» **Given request**
Starting at the first line of the listing below, retype each line up to and including the one that contains "0, 0, 0, 0, 0, 0, 0, 0, 4, 2, 1, 2]". Leave pictures out.

» **Data shown**
──────────────────────────────

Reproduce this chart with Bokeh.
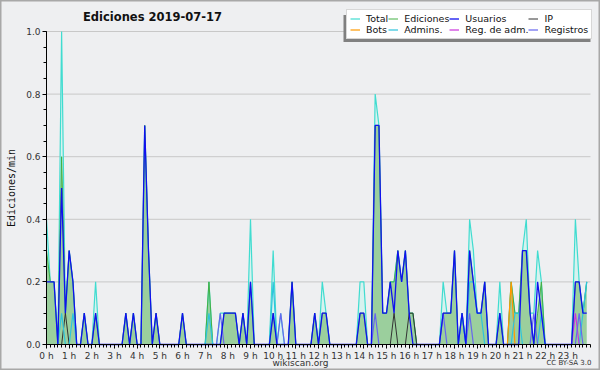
from bokeh.plotting import figure
from bokeh.models import (ColumnDataSource, Range1d, FixedTicker, Legend, LegendItem,
                          Label)
from bokeh.embed import file_html
from bokeh.resources import INLINE

TITLE = "Ediciones  2019-07-17"
Y_LABEL = "Ediciones/min"
HOURS = list(range(24))
HOUR_LABELS = [f"{h} h" for h in HOURS]
Y_TICKS = [0.0, 0.2, 0.4, 0.6, 0.8, 1.0]
BIN_MINUTES = 10

# actions per 10-minute bin (144 bins, two hours per row)
TOTAL = [4, 2, 2, 0, 10, 1, 3, 2, 0, 0, 1, 0,
         0, 2, 0, 0, 0, 0, 0, 0, 0, 1, 0, 1,
         0, 0, 7, 3, 0, 1, 0, 0, 0, 0, 0, 0,
         1, 0, 0, 0, 0, 0, 0, 2, 0, 0, 1, 1,
         1, 1, 1, 0, 1, 0, 4, 0, 0, 0, 0, 0,
         3, 0, 1, 0, 0, 2, 0, 0, 0, 0, 0, 1,
         0, 2, 1, 0, 0, 0, 0, 0, 0, 0, 0, 2,
         2, 0, 0, 8, 7, 1, 1, 2, 2, 3, 2, 3,
         1, 1, 0, 0, 0, 0, 0, 0, 0, 2, 1, 1,
         3, 0, 1, 0, 4, 3, 1, 1, 2, 0, 0, 0,
         2, 0, 0, 2, 1, 1, 3, 4, 1, 1, 3, 2,
         0, 0, 0, 0, 0, 0, 0, 0, 4, 2, 1, 2]

EDICIONES = [3, 2, 2, 0, 6, 1, 3, 2, 0, 0, 1, 0,
             0, 1, 0, 0, 0, 0, 0, 0, 0, 1, 0, 1,
             0, 0, 7, 3, 0, 1, 0, 0, 0, 0, 0, 0,
             1, 0, 0, 0, 0, 0, 0, 2, 0, 0, 0, 1,
             1, 1, 1, 0, 1, 0, 2, 0, 0, 0, 0, 0,
             1, 0, 0, 0, 0, 2, 0, 0, 0, 0, 0, 1,
             0, 1, 1, 0, 0, 0, 0, 0, 0, 0, 0, 1,
             1, 0, 0, 7, 7, 1, 1, 2, 2, 3, 2, 3,
             1, 1, 0, 0, 0, 0, 0, 0, 0, 1, 1, 1,
             3, 0, 1, 0, 3, 2, 1, 1, 2, 0, 0, 0,
             1, 0, 0, 2, 1, 1, 3, 3, 1, 0, 1, 2,
             0, 0, 0, 0, 0, 0, 0, 0, 2, 2, 1, 2]

USUARIOS = [2, 2, 2, 0, 5, 1, 3, 2, 0, 0, 1, 0,
            0, 1, 0, 0, 0, 0, 0, 0, 0, 1, 0, 1,
            0, 0, 7, 3, 0, 1, 0, 0, 0, 0, 0, 0,
            1, 0, 0, 0, 0, 0, 0, 0, 0, 0, 0, 1,
            1, 1, 1, 0, 1, 0, 2, 0, 0, 0, 0, 0,
            1, 0, 0, 0, 0, 2, 0, 0, 0, 0, 0, 1,
            0, 1, 1, 0, 0, 0, 0, 0, 0, 0, 0, 1,
            1, 0, 0, 7, 7, 1, 1, 2, 1, 3, 2, 3,
            1, 0, 0, 0, 0, 0, 0, 0, 0, 1, 1, 1,
            3, 0, 1, 0, 3, 2, 1, 1, 2, 0, 0, 0,
            1, 0, 0, 0, 0, 0, 3, 3, 1, 0, 2, 1,
            0, 0, 0, 0, 0, 0, 0, 0, 2, 2, 1, 1]

IP = [0, 0, 0, 0, 0, 1, 0, 0, 0, 0, 0, 0,
      0, 0, 0, 0, 0, 0, 0, 0, 0, 0, 0, 0,
      0, 0, 0, 0, 0, 0, 0, 0, 0, 0, 0, 0,
      0, 0, 0, 0, 0, 0, 0, 0, 0, 0, 0, 0,
      0, 0, 0, 0, 0, 0, 0, 0, 0, 0, 0, 0,
      0, 0, 0, 0, 0, 0, 0, 0, 0, 0, 0, 0,
      0, 0, 0, 0, 0, 0, 0, 0, 0, 0, 0, 0,
      0, 0, 0, 0, 0, 0, 0, 0, 1, 0, 0, 0,
      1, 1, 0, 0, 0, 0, 0, 0, 0, 0, 0, 0,
      0, 0, 0, 0, 0, 0, 0, 0, 0, 0, 0, 0,
      0, 0, 0, 0, 0, 0, 0, 0, 0, 0, 0, 0,
      0, 0, 0, 0, 0, 0, 0, 0, 0, 0, 0, 0]

BOTS = [0, 0, 0, 0, 0, 0, 0, 0, 0, 0, 0, 0,
        0, 0, 0, 0, 0, 0, 0, 0, 0, 0, 0, 0,
        0, 0, 0, 0, 0, 0, 0, 0, 0, 0, 0, 0,
        0, 0, 0, 0, 0, 0, 0, 0, 0, 0, 0, 0,
        0, 0, 0, 0, 0, 0, 0, 0, 0, 0, 0, 0,
        0, 0, 0, 0, 0, 0, 0, 0, 0, 0, 0, 0,
        0, 0, 0, 0, 0, 0, 0, 0, 0, 0, 0, 0,
        0, 0, 0, 0, 0, 0, 0, 0, 0, 0, 0, 0,
        0, 0, 0, 0, 0, 0, 0, 0, 0, 0, 0, 0,
        0, 0, 0, 0, 0, 0, 0, 0, 0, 0, 0, 0,
        0, 0, 0, 2, 0, 0, 0, 0, 0, 0, 0, 0,
        0, 0, 0, 0, 0, 0, 0, 0, 0, 0, 0, 0]

ADMINS = [0, 0, 0, 0, 1, 0, 0, 1, 0, 0, 0, 0,
          0, 0, 0, 0, 0, 0, 0, 0, 0, 0, 0, 0,
          0, 0, 0, 0, 0, 0, 0, 0, 0, 0, 0, 0,
          0, 0, 0, 0, 0, 0, 0, 1, 0, 0, 0, 0,
          0, 0, 0, 0, 0, 0, 0, 0, 0, 0, 0, 0,
          2, 0, 0, 0, 0, 0, 0, 0, 0, 0, 0, 0,
          0, 0, 0, 0, 0, 0, 0, 0, 0, 0, 0, 0,
          0, 0, 0, 0, 0, 0, 0, 0, 0, 0, 0, 0,
          0, 0, 0, 0, 0, 0, 0, 0, 0, 0, 0, 0,
          0, 0, 1, 0, 2, 2, 1, 1, 0, 0, 0, 0,
          0, 0, 0, 0, 1, 1, 0, 0, 0, 0, 0, 1,
          0, 0, 0, 0, 0, 0, 0, 0, 0, 0, 1, 2]

REG_ADM = [0, 0, 0, 0, 0, 0, 0, 0, 0, 0, 0, 0,
           0, 0, 0, 0, 0, 0, 0, 0, 0, 0, 0, 0,
           0, 0, 0, 0, 0, 0, 0, 0, 0, 0, 0, 0,
           0, 0, 0, 0, 0, 0, 0, 0, 0, 0, 0, 0,
           0, 0, 0, 0, 0, 0, 0, 0, 0, 0, 0, 0,
           0, 0, 0, 0, 0, 0, 0, 0, 0, 0, 0, 0,
           0, 0, 0, 0, 0, 0, 0, 0, 0, 0, 0, 0,
           0, 0, 0, 0, 0, 0, 0, 0, 0, 0, 0, 0,
           0, 0, 0, 0, 0, 0, 0, 0, 0, 0, 0, 0,
           0, 0, 0, 0, 0, 0, 0, 0, 0, 0, 0, 0,
           0, 0, 0, 0, 0, 0, 0, 0, 0, 0, 0, 0,
           0, 0, 0, 0, 0, 0, 0, 0, 1, 0, 0, 0]

REGISTROS = [0, 0, 0, 0, 0, 0, 0, 0, 0, 0, 0, 0,
             0, 0, 0, 0, 0, 0, 0, 0, 0, 0, 0, 0,
             0, 0, 0, 0, 0, 0, 0, 0, 0, 0, 0, 0,
             0, 0, 0, 0, 0, 0, 0, 0, 0, 0, 1, 0,
             0, 0, 0, 0, 0, 0, 0, 0, 0, 0, 0, 0,
             0, 0, 1, 0, 0, 0, 0, 0, 0, 0, 0, 0,
             0, 0, 0, 0, 0, 0, 0, 0, 0, 0, 0, 0,
             0, 0, 0, 1, 0, 0, 0, 0, 0, 0, 0, 0,
             0, 0, 0, 0, 0, 0, 0, 0, 0, 1, 0, 0,
             0, 0, 0, 0, 1, 0, 0, 0, 0, 0, 0, 0,
             0, 0, 0, 0, 0, 0, 0, 0, 0, 1, 0, 0,
             0, 0, 0, 0, 0, 0, 0, 0, 0, 1, 0, 0]

FONT = "DejaVu Sans"
BG = "#eeeff1"

# page geometry (pixels): plot area inside the 600x370 canvas
W, H = 600, 370
PLOT_L, PLOT_R, PLOT_T, PLOT_B = 46, 590, 31, 344
X_MAX, Y_MAX = 24, 1.0


def per_minute(counts):
    return [c / BIN_MINUTES for c in counts]


x_hours = [i * BIN_MINUTES / 60 for i in range(len(TOTAL))]
src = ColumnDataSource(dict(
    x=x_hours,
    zero=[0.0] * len(TOTAL),
    total=per_minute(TOTAL),
    ediciones=per_minute(EDICIONES),
    usuarios=per_minute(USUARIOS),
    ip=per_minute(IP),
    bots=per_minute(BOTS),
    admins=per_minute(ADMINS),
    regadm=per_minute(REG_ADM),
    registros=per_minute(REGISTROS),
))

# the frame fills the whole canvas; ranges are widened so 0..24 h / 0..1 sit in the plot box
px_per_h = (PLOT_R - PLOT_L) / X_MAX
px_per_y = (PLOT_B - PLOT_T) / Y_MAX
x_range = Range1d(-PLOT_L / px_per_h, X_MAX + (W - PLOT_R) / px_per_h)
y_range = Range1d(-(H - PLOT_B) / px_per_y, Y_MAX + PLOT_T / px_per_y)


def px_x(px):
    return (px - PLOT_L) / px_per_h


def px_y(py):
    return (PLOT_B - py) / px_per_y


p = figure(width=W, height=H, x_range=x_range, y_range=y_range,
           output_backend="svg", toolbar_location=None,
           min_border=0, min_border_left=0, min_border_right=0,
           min_border_top=0, min_border_bottom=0,
           background_fill_color=BG, border_fill_color=BG)
p.outline_line_color = "#a8a8a8"
p.outline_line_width = 2
p.xgrid.visible = False
p.ygrid.visible = False

# horizontal grid lines at the labelled ticks
p.segment(x0=[0] * (len(Y_TICKS) - 1), x1=[X_MAX] * (len(Y_TICKS) - 1),
          y0=Y_TICKS[1:], y1=Y_TICKS[1:], line_color="#c8c8c8", line_width=1)

# legend drop shadow (decoration behind the legend box)
p.quad(left=[px_x(343)], right=[px_x(590)], bottom=[px_y(41.5)], top=[px_y(14.5)],
       fill_color="#808080", fill_alpha=1, line_color=None)

# fills
p.varea(x="x", y1="zero", y2="total", source=src, fill_color="#d4f2ee", fill_alpha=0.9)
p.varea(x="x", y1="zero", y2="ediciones", source=src, fill_color="#98cc98", fill_alpha=0.95)

# lines
r_total = p.line("x", "total", source=src, line_color="#40dcd0", line_width=1.2)
r_edic = p.line("x", "ediciones", source=src, line_color="#44b044", line_width=1)
r_ip = p.line("x", "ip", source=src, line_color="#333333", line_width=1)
r_bots = p.line("x", "bots", source=src, line_color="#ff9900", line_width=1.2)
r_adm = p.line("x", "admins", source=src, line_color="#2ec4dc", line_width=1.2)
r_regadm = p.line("x", "regadm", source=src, line_color="#cc33dd", line_width=1.2)
r_reg = p.line("x", "registros", source=src, line_color="#6666ee", line_width=1.2)
r_usu = p.line("x", "usuarios", source=src, line_color="#1010f0", line_width=1.3)

# axes drawn at fixed locations inside the frame
p.xaxis.fixed_location = 0
p.yaxis.fixed_location = 0
p.xaxis.bounds = (0, X_MAX)
p.yaxis.bounds = (0, Y_MAX)
p.xaxis.ticker = FixedTicker(ticks=HOURS,
                             minor_ticks=[k * BIN_MINUTES / 60 for k in range(24 * 6 + 1)])
p.xaxis.major_label_overrides = {h: lab for h, lab in zip(HOURS, HOUR_LABELS)}
p.yaxis.ticker = FixedTicker(ticks=Y_TICKS, minor_ticks=[k * 0.05 for k in range(21)])
p.yaxis.major_label_overrides = {t: f"{t:.1f}" for t in Y_TICKS}
for ax in (p.xaxis[0], p.yaxis[0]):
    ax.axis_line_color = "black"
    ax.major_tick_line_color = "black"
    ax.minor_tick_line_color = "black"
    ax.major_tick_in = 0
    ax.minor_tick_in = 0
    ax.major_tick_out = 4
    ax.minor_tick_out = 3
    ax.major_label_text_font = FONT
    ax.major_label_text_font_size = "9px"
    ax.major_label_text_color = "#333333"
    ax.major_label_standoff = 2
p.yaxis.axis_label = Y_LABEL
p.yaxis.axis_label_text_font = "DejaVu Sans Mono"
p.yaxis.axis_label_text_font_size = "10px"
p.yaxis.axis_label_text_font_style = "normal"
p.yaxis.axis_label_text_color = "#111111"
p.yaxis.axis_label_standoff = 6

# title
p.add_layout(Label(x=154, y=H - 16, x_units="screen", y_units="screen", text=TITLE,
                   text_font=FONT, text_font_size="11.5px", text_font_style="bold",
                   text_color="#111111", text_align="center", text_baseline="middle"))

legend = Legend(items=[
    LegendItem(label="Total", renderers=[r_total]),
    LegendItem(label="Ediciones", renderers=[r_edic]),
    LegendItem(label="Usuarios", renderers=[r_usu]),
    LegendItem(label="IP", renderers=[r_ip]),
    LegendItem(label="Bots", renderers=[r_bots]),
    LegendItem(label="Admins.", renderers=[r_adm]),
    LegendItem(label="Reg. de adm.", renderers=[r_regadm]),
    LegendItem(label="Registros", renderers=[r_reg]),
], location=(346, H - 38.5), orientation="horizontal", ncols=4)
legend.label_text_font = FONT
legend.label_text_font_size = "9.5px"
legend.label_text_color = "#111111"
legend.label_height = 9
legend.glyph_height = 9
legend.glyph_width = 10
legend.label_standoff = 6
legend.spacing = 0
legend.padding = 3
legend.margin = 0
legend.background_fill_color = "white"
legend.background_fill_alpha = 1
legend.border_line_color = "#b0b0b0"
p.add_layout(legend, "center")

# footer texts
p.add_layout(Label(x=300, y=H - 362, x_units="screen", y_units="screen", text="wikiscan.org",
                   text_font=FONT, text_font_size="9px", text_color="#333333",
                   text_align="center", text_baseline="middle"))
p.add_layout(Label(x=591, y=H - 362, x_units="screen", y_units="screen", text="CC BY-SA 3.0",
                   text_font=FONT, text_font_size="7px", text_color="#333333",
                   text_align="right", text_baseline="middle"))

open("out.html", "w").write(file_html(p, INLINE))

──────────────────────────────

» **Reply to the exercise**
Reproduce this chart with Bokeh.
from bokeh.plotting import figure
from bokeh.models import (ColumnDataSource, Range1d, FixedTicker, Legend, LegendItem,
                          Label)
from bokeh.embed import file_html
from bokeh.resources import INLINE

TITLE = "Ediciones  2019-07-17"
Y_LABEL = "Ediciones/min"
HOURS = list(range(24))
HOUR_LABELS = [f"{h} h" for h in HOURS]
Y_TICKS = [0.0, 0.2, 0.4, 0.6, 0.8, 1.0]
BIN_MINUTES = 10

# actions per 10-minute bin (144 bins, two hours per row)
TOTAL = [4, 2, 2, 0, 10, 1, 3, 2, 0, 0, 1, 0,
         0, 2, 0, 0, 0, 0, 0, 0, 0, 1, 0, 1,
         0, 0, 7, 3, 0, 1, 0, 0, 0, 0, 0, 0,
         1, 0, 0, 0, 0, 0, 0, 2, 0, 0, 1, 1,
         1, 1, 1, 0, 1, 0, 4, 0, 0, 0, 0, 0,
         3, 0, 1, 0, 0, 2, 0, 0, 0, 0, 0, 1,
         0, 2, 1, 0, 0, 0, 0, 0, 0, 0, 0, 2,
         2, 0, 0, 8, 7, 1, 1, 2, 2, 3, 2, 3,
         1, 1, 0, 0, 0, 0, 0, 0, 0, 2, 1, 1,
         3, 0, 1, 0, 4, 3, 1, 1, 2, 0, 0, 0,
         2, 0, 0, 2, 1, 1, 3, 4, 1, 1, 3, 2,
         0, 0, 0, 0, 0, 0, 0, 0, 4, 2, 1, 2]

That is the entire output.